Step-by-Step Explanation

Let’s break down the debugged Java solution for beginners:

  1. Input Handling:

    • The main method reads:

      • test_cases (t), the number of test cases, using kb.nextInt().

      • For each test case:

        • n, the array size.

        • n integers into array a using a loop with kb.nextInt().

  2. Sort the Array:

    • In findZigZagSequence, sort the array a using Arrays.sort(a) to get the elements in ascending order (e.g., [1, 2, 3, 4, 5]).

    • This ensures the lexicographically smallest sequence by using the smallest elements first.

  3. Fix the Middle Element:

    • Calculate mid = n / 2 (e.g., 2 for n = 5), which is the index of the peak (k-1, where k = (n+1)/2).

    • Swap a[mid] with a[n-1] to place the largest element at the peak (e.g., a[2] = 5).

  4. Reverse the Decreasing Part:

    • Set st = mid + 1 (e.g., 3) and ed = n - 2 (e.g., 3) to reverse elements from mid+1 to n-2.

    • In the loop, swap a[st] and a[ed], increment st, and decrement ed until st > ed.

    • For n = 5, this swaps a[3] and a[3], placing the second-largest element (4) at the end, resulting in [1, 2, 5, 4, 3].

  5. Output the Result:

    • Print the array with spaces between elements and a newline at the end using System.out.print

Common Mistakes to Avoid

Here are common pitfalls for beginners:

  • Incorrect Middle Index: Using (n+1)/2 for mid places the largest element too far right, breaking the increasing part’s length. Use n/2 to align with k-1.

  • Wrong Swap Logic: Reversing too many or too few elements (e.g., including n-1) disrupts the decreasing order. Only reverse from mid+1 to n-2.

  • Not Ensuring Lexicographical Order: Failing to sort the array first or misplacing elements can produce a valid zig zag sequence that isn’t the smallest lexicographically.

Real-World Application

The Zig Zag Sequence problem is relevant in data arrangement tasks, such as optimizing display patterns or signal processing, where elements need to follow a specific order (e.g., increasing then decreasing). In algorithmic trading, similar patterns might organize data for trend analysis. This problem teaches sorting, array manipulation, and debugging, skills used in software development and competitive programming.

FAQs

Q: Why is the lexicographically smallest sequence required?
A: Sorting the array first ensures the smallest elements are used in the increasing part, and the largest element is placed at the peak, minimizing the sequence lexicographically.

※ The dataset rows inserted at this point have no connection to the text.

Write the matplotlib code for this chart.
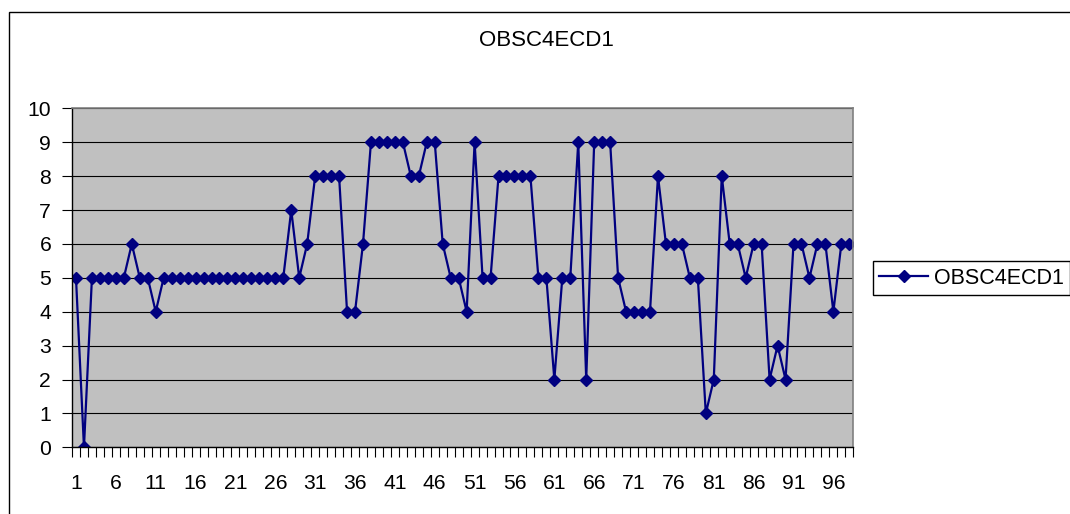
import numpy as np
import matplotlib.pyplot as plt
from matplotlib.patches import Rectangle

plt.rcParams['font.family'] = ['Liberation Sans', 'DejaVu Sans']

# Dữ liệu
series_name = 'OBSC4ECD1'
values = [5, 0, 5, 5, 5, 5, 5, 6, 5, 5,
          4, 5, 5, 5, 5, 5, 5, 5, 5, 5,
          5, 5, 5, 5, 5, 5, 5, 7, 5, 6,
          8, 8, 8, 8, 4, 4, 6, 9, 9, 9,
          9, 9, 8, 8, 9, 9, 6, 5, 5, 4,
          9, 5, 5, 8, 8, 8, 8, 8, 5, 5,
          2, 5, 5, 9, 2, 9, 9, 9, 5, 4,
          4, 4, 4, 8, 6, 6, 6, 5, 5, 1,
          2, 8, 6, 6, 5, 6, 6, 2, 3, 2,
          6, 6, 5, 6, 6, 4, 6, 6]
categories = list(range(1, len(values) + 1))
x_labels = categories[::5]
y_ticks = list(range(0, 11))

fig = plt.figure(figsize=(10.7, 5.14), dpi=100)
ax = fig.add_axes([72 / 1070, 1 - 447.3 / 514, (853.3 - 72) / 1070, (447.3 - 108.3) / 514])

# Khung ngoài của biểu đồ
fig.add_artist(Rectangle((8.5 / 1070, -0.1), 1.2, 1 - 11.5 / 514 + 0.1,
                         transform=fig.transFigure, fill=False,
                         edgecolor='black', linewidth=1.0))

ax.set_facecolor('#c0c0c0')
ax.plot(categories, values, color='#000080', linewidth=1.6,
        marker='D', markersize=6, markerfacecolor='#000080',
        markeredgecolor='#000080', label=series_name)

ax.set_xlim(0.5, len(values) + 0.5)
ax.set_ylim(0, 10)

ax.set_yticks(y_ticks)
ax.yaxis.grid(True, color='black', linewidth=0.8)
ax.set_axisbelow(True)

ax.set_xticks(x_labels)
ax.set_xticks(np.arange(0.5, len(values) + 1, 1), minor=True)
ax.tick_params(axis='x', which='major', length=0, pad=19, labelsize=15.2)
ax.tick_params(axis='x', which='minor', length=7, width=0.8, direction='out')
ax.tick_params(axis='y', length=7, width=0.8, pad=8, labelsize=15.2)

for side in ['top', 'right']:
    ax.spines[side].set_color('#808080')
    ax.spines[side].set_linewidth(1.2)
for side in ['left', 'bottom']:
    ax.spines[side].set_color('black')
    ax.spines[side].set_linewidth(1.0)

fig.text(546.7 / 1070, 1 - 40 / 514, series_name, ha='center', va='center', fontsize=16)

leg = ax.legend(loc='center left', bbox_to_anchor=(872.5 / 1070, 1 - 278 / 514),
                bbox_transform=fig.transFigure, fontsize=15.5, frameon=True,
                fancybox=False, edgecolor='black', framealpha=1,
                borderaxespad=0, handlelength=2.3, borderpad=0.3,
                handletextpad=0.25)
leg.get_frame().set_linewidth(1.0)

fig.savefig('out.png', dpi=100)
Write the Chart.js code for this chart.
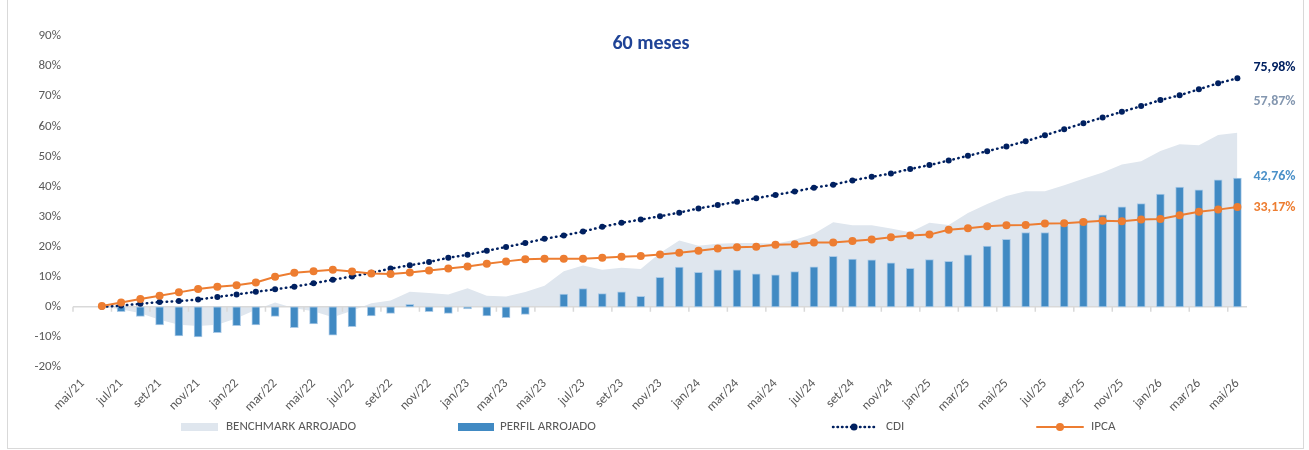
<!DOCTYPE html>
<html>
<head>
<meta charset="utf-8">
<script src="https://cdn.jsdelivr.net/npm/chart.js@4.4.1/dist/chart.umd.min.js"></script>
<style>
	body { margin: 0; background: #fff; }
	.wrap { position: relative; width: 1309px; height: 450px; }
	.frame { position: absolute; left: 7px; top: 0; width: 1295px; height: 448px; border: 1px solid #d9d9d9; border-top: none; }
	canvas { position: absolute; left: 0; top: 0; }
</style>
</head>
<body>
<div class="wrap">
	<div class="frame"></div>
	<canvas id="chart" width="1309" height="450"></canvas>
</div>
<script>
const months = [
	'mai/21', 'jun/21', 'jul/21', 'ago/21', 'set/21', 'out/21', 'nov/21', 'dez/21',
	'jan/22', 'fev/22', 'mar/22', 'abr/22', 'mai/22', 'jun/22', 'jul/22', 'ago/22', 'set/22', 'out/22', 'nov/22', 'dez/22',
	'jan/23', 'fev/23', 'mar/23', 'abr/23', 'mai/23', 'jun/23', 'jul/23', 'ago/23', 'set/23', 'out/23', 'nov/23', 'dez/23',
	'jan/24', 'fev/24', 'mar/24', 'abr/24', 'mai/24', 'jun/24', 'jul/24', 'ago/24', 'set/24', 'out/24', 'nov/24', 'dez/24',
	'jan/25', 'fev/25', 'mar/25', 'abr/25', 'mai/25', 'jun/25', 'jul/25', 'ago/25', 'set/25', 'out/25', 'nov/25', 'dez/25',
	'jan/26', 'fev/26', 'mar/26', 'abr/26', 'mai/26'
]

const benchmark = [
	null, 0, -0.8, -2.1, -4.3, -6.0, -6.4, -6.0, -3.8, -1.0, 1.4, -0.5, -1.5, -3.5, -1.3, 1.2,
	2.1, 5.0, 4.6, 4.1, 6.2, 3.7, 3.4, 4.9, 7.0, 11.8, 13.7, 12.3, 13.0, 12.6, 17.9, 22.0,
	20.3, 21.0, 21.2, 21.2, 21.0, 22.3, 24.3, 28.1, 27.1, 27.1, 26.0, 24.8, 27.9, 27.2, 31.2,
	34.2, 36.8, 38.4, 38.4, 40.4, 42.6, 44.6, 47.3, 48.4, 51.8, 54.0, 53.7, 57.1, 57.87
]

const perfil = [
	null, 0, -1.6, -3.2, -6.0, -9.7, -10.0, -8.6, -6.3, -6.0, -3.2, -6.9, -5.7, -9.4, -6.6, -3.0,
	-2.2, 0.8, -1.6, -2.2, -0.7, -3.0, -3.6, -2.5, 0, 4.2, 6.1, 4.4, 5.0, 3.5, 9.8, 13.2,
	11.5, 12.3, 12.3, 11.0, 10.6, 11.7, 13.3, 16.8, 15.9, 15.6, 14.6, 12.8, 15.7, 15.1, 17.3,
	20.2, 22.4, 24.7, 24.7, 27.0, 29.0, 30.6, 33.2, 34.3, 37.5, 39.8, 38.9, 42.2, 42.76
]

const cdi = [
	null, 0, 0.4, 1.0, 1.6, 1.9, 2.4, 3.3, 4.1, 5.0, 5.8, 6.7, 7.8, 9.0, 10.1, 11.3,
	12.7, 13.8, 14.9, 16.3, 17.3, 18.6, 19.9, 21.2, 22.6, 23.7, 25.0, 26.6, 27.9, 29.0, 30.1, 31.3,
	32.7, 33.8, 34.9, 36.1, 37.2, 38.3, 39.6, 40.6, 42.0, 43.2, 44.3, 45.8, 47.1, 48.6, 50.2,
	51.7, 53.3, 55.0, 57.0, 59.0, 61.0, 62.9, 64.8, 66.7, 68.7, 70.3, 72.3, 74.3, 75.98
]

const ipca = [
	null, 0.3, 1.4, 2.6, 3.7, 4.8, 5.9, 6.7, 7.2, 8.1, 10.0, 11.3, 11.8, 12.3, 11.7, 11.1,
	10.9, 11.4, 12.1, 12.7, 13.4, 14.3, 15.1, 15.8, 16.0, 16.0, 16.0, 16.3, 16.6, 16.9, 17.4, 18.0,
	18.6, 19.4, 19.8, 20.0, 20.6, 20.8, 21.4, 21.4, 21.9, 22.4, 23.1, 23.7, 24.0, 25.6, 26.1,
	26.8, 27.1, 27.2, 27.7, 27.8, 28.2, 28.6, 28.4, 29.0, 29.2, 30.4, 31.6, 32.3, 33.17
]

const seriesNames = ['BENCHMARK ARROJADO', 'PERFIL ARROJADO', 'CDI', 'IPCA']
const yTicks = [-20, -10, 0, 10, 20, 30, 40, 50, 60, 70, 80, 90]

const FONT = 'Carlito, Lato, "Open Sans", sans-serif'
const GREY = '#595959'
const NAVY = '#002060'
const ORANGE = '#ED7D31'
const BAR = '#418AC3'
const AREA = '#DFE6EE'

function pct(v) {
	return v.toFixed(2).replace('.', ',') + '%'
}

// zero line with Excel-like tick marks, drawn just above the area fill
const zeroAxis = {
	id: 'zeroAxis',
	afterDatasetDraw(chart, args) {
		if (args.index !== 0) return
		const ctx = chart.ctx
		const x = chart.scales.x
		const y0 = chart.scales.y.getPixelForValue(0)
		const half = (x.getPixelForValue(1) - x.getPixelForValue(0)) / 2
		ctx.save()
		ctx.strokeStyle = '#d9d9d9'
		ctx.lineWidth = 1.5
		ctx.beginPath()
		ctx.moveTo(chart.chartArea.left, y0)
		ctx.lineTo(chart.chartArea.right, y0)
		for (let i = 0; i < months.length; i += 2) {
			const px = x.getPixelForValue(i) - half
			ctx.moveTo(px, y0)
			ctx.lineTo(px, y0 + 5)
		}
		ctx.stroke()
		ctx.restore()
	},
}

const extras = {
	id: 'extras',
	afterDraw(chart) {
		const ctx = chart.ctx
		const x = chart.scales.x
		const y = chart.scales.y
		const last = months.length - 1
		const lx = x.getPixelForValue(last) + 16
		ctx.save()

		// title
		ctx.font = 'bold 20px ' + FONT
		ctx.fillStyle = '#1F4396'
		ctx.textAlign = 'center'
		ctx.textBaseline = 'middle'
		ctx.fillText('60 meses', 651, 44)

		// end labels
		ctx.font = 'bold 14px ' + FONT
		ctx.textAlign = 'left'
		const ends = [
			[cdi[last], NAVY, -11],
			[benchmark[last], '#8497B0', -31],
			[perfil[last], '#4A90C8', -2],
			[ipca[last], ORANGE, 0],
		]
		ends.forEach(function (e) {
			ctx.fillStyle = e[1]
			ctx.fillText(pct(e[0]), lx, y.getPixelForValue(e[0]) + e[2])
		})

		// legend
		const ly = 427
		ctx.font = '13px ' + FONT
		ctx.textAlign = 'left'
		// benchmark
		ctx.fillStyle = AREA
		ctx.fillRect(181, ly - 4, 37, 8)
		ctx.fillStyle = GREY
		ctx.fillText(seriesNames[0], 226, ly)
		// perfil
		ctx.fillStyle = BAR
		ctx.fillRect(458, ly - 4, 36, 8)
		ctx.fillStyle = GREY
		ctx.fillText(seriesNames[1], 500, ly)
		// cdi
		ctx.strokeStyle = NAVY
		ctx.lineWidth = 2.5
		ctx.lineCap = 'round'
		ctx.setLineDash([0.5, 4])
		ctx.beginPath()
		ctx.moveTo(833, ly)
		ctx.lineTo(875, ly)
		ctx.stroke()
		ctx.setLineDash([])
		ctx.fillStyle = NAVY
		ctx.beginPath()
		ctx.arc(854, ly, 3.5, 0, Math.PI * 2)
		ctx.fill()
		ctx.fillStyle = GREY
		ctx.fillText(seriesNames[2], 886, ly)
		// ipca
		ctx.strokeStyle = ORANGE
		ctx.lineWidth = 2
		ctx.beginPath()
		ctx.moveTo(1037, ly)
		ctx.lineTo(1083, ly)
		ctx.stroke()
		ctx.fillStyle = ORANGE
		ctx.beginPath()
		ctx.arc(1060, ly, 4, 0, Math.PI * 2)
		ctx.fill()
		ctx.fillStyle = GREY
		ctx.fillText(seriesNames[3], 1091, ly)

		ctx.restore()
	},
}

const ctx = document.getElementById('chart').getContext('2d')
new Chart(ctx, {
	type: 'bar',
	data: {
		labels: months,
		datasets: [
			{
				type: 'line',
				label: seriesNames[0],
				data: benchmark,
				fill: 'origin',
				backgroundColor: AREA,
				borderWidth: 0,
				pointRadius: 0,
				tension: 0,
				order: 4,
			},
			{
				type: 'bar',
				label: seriesNames[1],
				data: perfil,
				backgroundColor: BAR,
				borderColor: '#A9C9E6',
				borderWidth: 1,
				borderSkipped: false,
				barThickness: 8,
				order: 3,
			},
			{
				type: 'line',
				label: seriesNames[2],
				data: cdi,
				borderColor: NAVY,
				borderWidth: 2.5,
				borderDash: [0.5, 4.5],
				borderCapStyle: 'round',
				pointRadius: 3,
				pointBackgroundColor: NAVY,
				pointBorderColor: NAVY,
				pointBorderWidth: 0,
				fill: false,
				tension: 0,
				order: 2,
			},
			{
				type: 'line',
				label: seriesNames[3],
				data: ipca,
				borderColor: ORANGE,
				borderWidth: 2,
				pointRadius: 4,
				pointBackgroundColor: ORANGE,
				pointBorderColor: ORANGE,
				pointBorderWidth: 0,
				fill: false,
				tension: 0,
				order: 1,
			},
		],
	},
	options: {
		responsive: false,
		animation: false,
		events: [],
		layout: {
			padding: { top: 36, right: 62, left: 0, bottom: 0 },
		},
		plugins: {
			legend: { display: false },
			tooltip: { enabled: false },
			title: { display: false },
		},
		scales: {
			x: {
				offset: true,
				grid: { display: false, drawTicks: false },
				border: { display: false },
				ticks: {
					autoSkip: false,
					maxRotation: 45,
					minRotation: 45,
					padding: 9,
					color: GREY,
					font: { family: FONT, size: 13 },
					callback: function (v, i) {
						return i % 2 === 0 ? months[i] : ''
					},
				},
				afterFit: function (scale) {
					scale.height = 83
				},
			},
			y: {
				min: -20,
				max: 90,
				afterBuildTicks: function (scale) {
					scale.ticks = yTicks.map(function (v) { return { value: v } })
				},
				grid: { display: false, drawTicks: false },
				border: { display: false },
				ticks: {
					padding: 12,
					color: GREY,
					font: { family: FONT, size: 13 },
					callback: function (v) { return v + '%' },
				},
				afterFit: function (scale) {
					scale.width = 73
				},
			},
		},
	},
	plugins: [zeroAxis, extras],
})
</script>
</body>
</html>
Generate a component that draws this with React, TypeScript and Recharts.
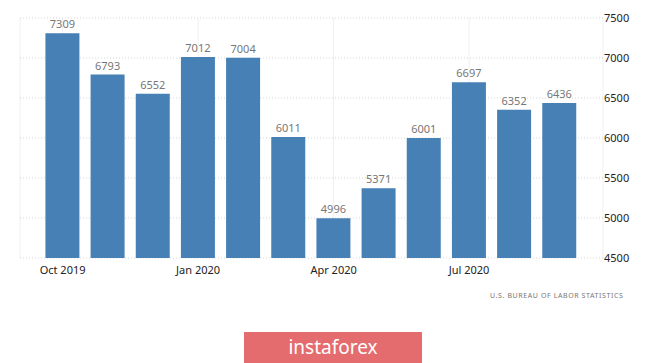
import { BarChart, Bar, XAxis, YAxis, CartesianGrid, LabelList } from 'recharts';

const months = [
  'Oct 2019', 'Nov 2019', 'Dec 2019', 'Jan 2020', 'Feb 2020', 'Mar 2020',
  'Apr 2020', 'May 2020', 'Jun 2020', 'Jul 2020', 'Aug 2020', 'Sep 2020',
];
const openings = [7309, 6793, 6552, 7012, 7004, 6011, 4996, 5371, 6001, 6697, 6352, 6436];
const yTicks = [4500, 5000, 5500, 6000, 6500, 7000, 7500];

const data = months.map((m, i) => ({ month: m, value: openings[i] }));

const font = '"Noto Sans", "DejaVu Sans", sans-serif';

export default function App() {
  return (
    <div style={{ position: 'absolute', left: 0, top: 0, width: 665, height: 363, background: '#fff', overflow: 'hidden' }}>
      <BarChart
        width={665}
        height={363}
        data={data}
        margin={{ top: 18, right: 22, bottom: 0, left: 20 }}
        barCategoryGap="12%"
      >
        <CartesianGrid horizontal={false} stroke="#f0f0f0" />
        <CartesianGrid vertical={false} stroke="#d6d6d6" strokeDasharray="1 2" />
        <XAxis
          dataKey="month"
          interval={2}
          padding={{ left: 20, right: 21 }}
          height={105}
          axisLine={false}
          tickLine={false}
          tickMargin={2}
          tick={{ fill: '#222', fontSize: 11, fontFamily: font }}
        />
        <YAxis
          orientation="right"
          domain={[4500, 7500]}
          ticks={yTicks}
          width={40}
          axisLine={false}
          tickLine={false}
          tickSize={0}
          tickMargin={1}
          tick={{ fill: '#222', fontSize: 11, fontFamily: font, textAnchor: 'start' }}
        />
        <Bar dataKey="value" fill="#4680b4" isAnimationActive={false}>
          <LabelList dataKey="value" position="top" fill="#777" fontSize={11} fontFamily={font} />
        </Bar>
      </BarChart>
      <div
        style={{
          position: 'absolute', left: 490, top: 291, fontFamily: font, fontSize: 7,
          letterSpacing: 0.6, color: '#777', whiteSpace: 'nowrap',
        }}
      >
        U.S. BUREAU OF LABOR STATISTICS
      </div>
      <div
        style={{
          position: 'absolute', left: 244, top: 332, width: 178, height: 31, background: '#e46c6e',
          color: '#fff', fontFamily: font, fontSize: 19, lineHeight: '30px', textAlign: 'center',
        }}
      >
        instaforex
      </div>
    </div>
  );
}
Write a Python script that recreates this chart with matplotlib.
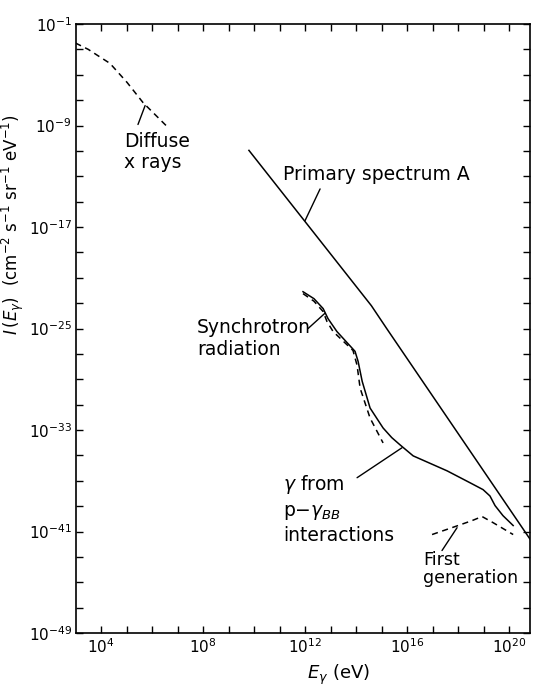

Q: Why modify only three lines?
A: The problem is designed as a debugging challenge, requiring minimal changes to fix the existing code, teaching efficient debugging skills within constraints.

Q: What if n = 1?
A: For n = 1, the array has one element, which is already a zig zag sequence (k = 1, single element is both increasing and decreasing). The code handles this correctly by skipping swaps.